Things are similar with hoarding disorder. By applying an understanding of co-occurring disorders, we can start to make sense about why efforts to address the symptoms of hoarding (like difficulty parting with items or excessively acquiring things) seem so difficult for the person struggling with them. For instance, if a person has co-morbid diagnoses of hoarding disorder and major depressive disorder, that person may really struggle with motivation to work on discarding items or struggle with paying attention and decision-making about their possessions. While symptoms of hoarding disorder do include having a difficult time parting with items, they do not include a lack of motivation, inattentiveness, or indecision. However, all three of those are symptoms of depression. In this case, the person’s depressive symptoms are making the symptoms of hoarding disorder even more challenging to manage.

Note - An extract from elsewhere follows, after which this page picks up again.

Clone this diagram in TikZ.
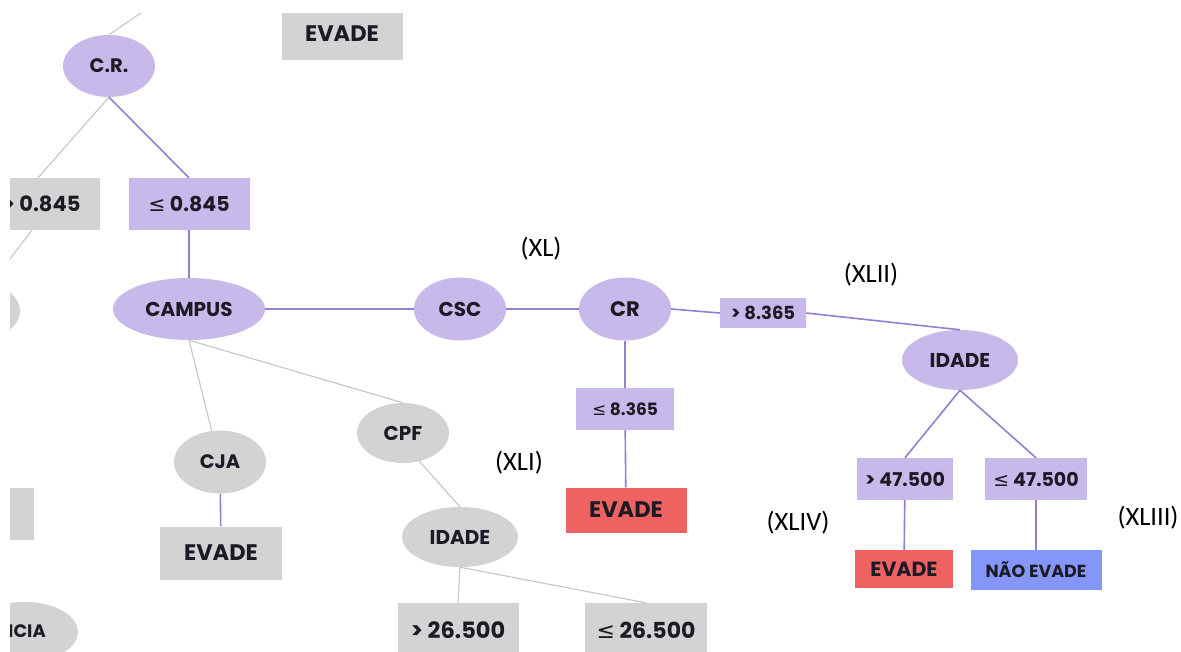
\documentclass[tikz,border=0pt]{standalone}
\usepackage{fontspec}
\setmainfont{Poppins}
\newfontfamily\labfont{Carlito}
\newfontfamily\symf{DejaVu Sans}
\usetikzlibrary{shapes.geometric,calc}
\newcommand{\lesym}{{\symf\mdseries ≤}}
\newcommand{\fsz}[1]{\bfseries\fontsize{#1}{#1}\selectfont}
\definecolor{purp}{RGB}{200,185,235}
\definecolor{purpline}{RGB}{148,126,206}
\definecolor{greyfill}{RGB}{211,211,211}
\definecolor{greyline}{RGB}{198,198,198}
\definecolor{redfill}{RGB}{239,98,98}
\definecolor{bluefill}{RGB}{132,150,248}
\definecolor{ink}{RGB}{28,26,36}
\tikzset{
  pell/.style={ellipse,fill=purp,inner sep=0pt,text=ink,font=\fsz{20}},
  gell/.style={ellipse,fill=greyfill,inner sep=0pt,text=ink,font=\fsz{20}},
  pbox/.style={rectangle,fill=purp,inner sep=0pt,text=ink,font=\fsz{20.5}},
  gbox/.style={rectangle,fill=greyfill,inner sep=0pt,text=ink,font=\fsz{22.5}},
  rbox/.style={rectangle,fill=redfill,inner sep=0pt,text=ink,font=\fsz{20.5}},
  bbox/.style={rectangle,fill=bluefill,inner sep=0pt,text=ink,font=\fsz{17.5}},
  plink/.style={draw=purpline,line width=1.6pt},
  glink/.style={draw=greyline,line width=1.1pt},
  tag/.style={text=black,font=\labfont\fontsize{26.5}{28}\selectfont,inner sep=0pt}
}
\begin{document}
\begin{tikzpicture}[x=1pt,y=-1pt]
\useasboundingbox (0,0) rectangle (1181,651);
\fill[white] (0,0) rectangle (1181,651);
\begin{scope}
\clip (10,13) rectangle (1181,651);
% ---- nodes
\node[pell,font=\fsz{19.5},minimum width=92,minimum height=62] (cr) at (109,66) {C.R.};
\node[gbox,minimum width=121,minimum height=52] (evtop) at (342,34) {EVADE};
\node[gbox,font=\fsz{21},minimum width=116,minimum height=52] (g0845) at (42,204) {> 0.845};
\node[pbox,minimum width=121,minimum height=52] (p0845) at (189,204) {\lesym{} 0.845};
\node[gell,minimum width=100,minimum height=62] (leftell) at (-30,311) {};
\node[pell,minimum width=152,minimum height=62] (campus) at (189,309) {CAMPUS};
\node[pell,minimum width=92,minimum height=63] (csc) at (460,309) {CSC};
\node[pell,font=\fsz{21},minimum width=92,minimum height=63] (crn) at (625,309) {CR};
\node[pbox,font=\fsz{18},minimum width=86,minimum height=30] (gt8365) at (763,313) {> 8.365};
\node[pell,minimum width=116,minimum height=60] (idadep) at (960,360) {IDADE};
\node[pbox,font=\fsz{19},minimum width=96,minimum height=42] (gt475) at (905,479) {> 47.500};
\node[pbox,font=\fsz{19},minimum width=102,minimum height=42] (le475) at (1036,479) {\lesym{} 47.500};
\node[rbox,minimum width=98,minimum height=38] (evr2) at (904,569) {EVADE};
\node[bbox,minimum width=131,minimum height=40] (nao) at (1036,570) {NÃO EVADE};
\node[pbox,font=\fsz{17},minimum width=98,minimum height=42] (le8365) at (625,409) {\lesym{} 8.365};
\node[rbox,font=\fsz{22.5},minimum width=121,minimum height=45] (evr1) at (626,510) {EVADE};
\node[gell,minimum width=92,minimum height=60] (cpf) at (403,433) {CPF};
\node[gell,font=\fsz{19.5},minimum width=92,minimum height=63] (cja) at (220,462) {CJA};
\node[gbox,minimum width=122,minimum height=53] (evg) at (221,553) {EVADE};
\node[gbox,minimum width=93,minimum height=52] (leftbox) at (-13,514) {};
\node[gell,minimum width=106,minimum height=60] (icia) at (25,632) {};
\node[text=ink,font=\fsz{18},anchor=west,inner sep=0pt] (iciatxt) at (8,631) {ICIA};
\node[gell,minimum width=116,minimum height=60] (idadeg) at (460,537) {IDADE};
\node[gbox,minimum width=121,minimum height=54] (gt265) at (458,630) {> 26.500};
\node[gbox,font=\fsz{22},minimum width=122,minimum height=54] (le265) at (646,630) {\lesym{} 26.500};
\coordinate (upout) at (160,0);
% ---- grey branches
\draw[glink] (cr.north) -- (upout);
\draw[glink] (cr.south) -- ($(g0845.north)+(-4,0)$);
\draw[glink] ($(g0845.south)+(-10,0)$) -- (leftell);
\draw[glink] (campus.south) -- (cja.105);
\draw[glink] (campus.south) -- (cpf.north);
\draw[glink] (cpf.300) -- (idadeg.north);
\draw[glink] (idadeg.south) -- (gt265.north);
\draw[glink] (idadeg.south) -- (le265.north);
% ---- purple branches
\draw[plink] (cr.south) -- (p0845.north);
\draw[plink] (p0845) -- (campus);
\draw[plink] (campus) -- (csc);
\draw[plink] (csc) -- (crn);
\draw[plink] (crn.east) -- (gt8365.west);
\draw[plink] (gt8365.east) -- (idadep.north);
\draw[plink] (idadep.south) -- (gt475.north);
\draw[plink] (idadep.south) -- (le475.north);
\draw[plink] (gt475) -- (evr2);
\draw[plink] (le475) -- (nao);
\draw[plink] (crn) -- (le8365);
\draw[plink] (le8365) -- (evr1);
\draw[plink] (cja) -- (evg);
\end{scope}
% ---- roman numeral tags
\node[tag] (t40) at (541,249) {(XL)};
\node[tag] (t41) at (519,463) {(XLI)};
\node[tag] (t42) at (871,275) {(XLII)};
\node[tag] (t43) at (1148,518) {(XLIII)};
\node[tag] (t44) at (798,523) {(XLIV)};
\end{tikzpicture}
\end{document}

There are a lot of diagnoses that can co-occur with hoarding disorder- in fact, almost any of them can. The most common ones are mood disorders (like depressive or bi-polar disorders) or anxiety disorders. Obsessive compulsive disorder (OCD) is a common co-morbid condition, as is attention deficit hyperactivity disorder (ADHD). We also see a fair amount of other types of diagnoses alongside hoarding disorder, including post-traumatic stress disorder (PTSD) or other types of organic brain illnesses, like dementia or schizophrenia. When symptoms of any of these other types of mental health diagnoses show up, it can make managing symptoms associated with hoarding to be a very difficult task.
As mental health professionals, we can use strategies developed for other co-occurring disorders in our effort to support our clients. By prioritizing treatment interventions that help reduce the most significant symptoms first, we can then work more easily on addressing the direct symptoms related to hoarding. For instance, if a client has a diagnosis of an anxiety disorder and is actively experiencing panic attacks, it would benefit the clinician to first work with the client on improving emotional regulation skills and distress tolerance prior to focusing attention on decision-making and discarding items.
By recognizing hoarding disorder as a co-occurring condition, we can help better understand the challenges people who hoard face and work with them to develop more effective approaches to treatment.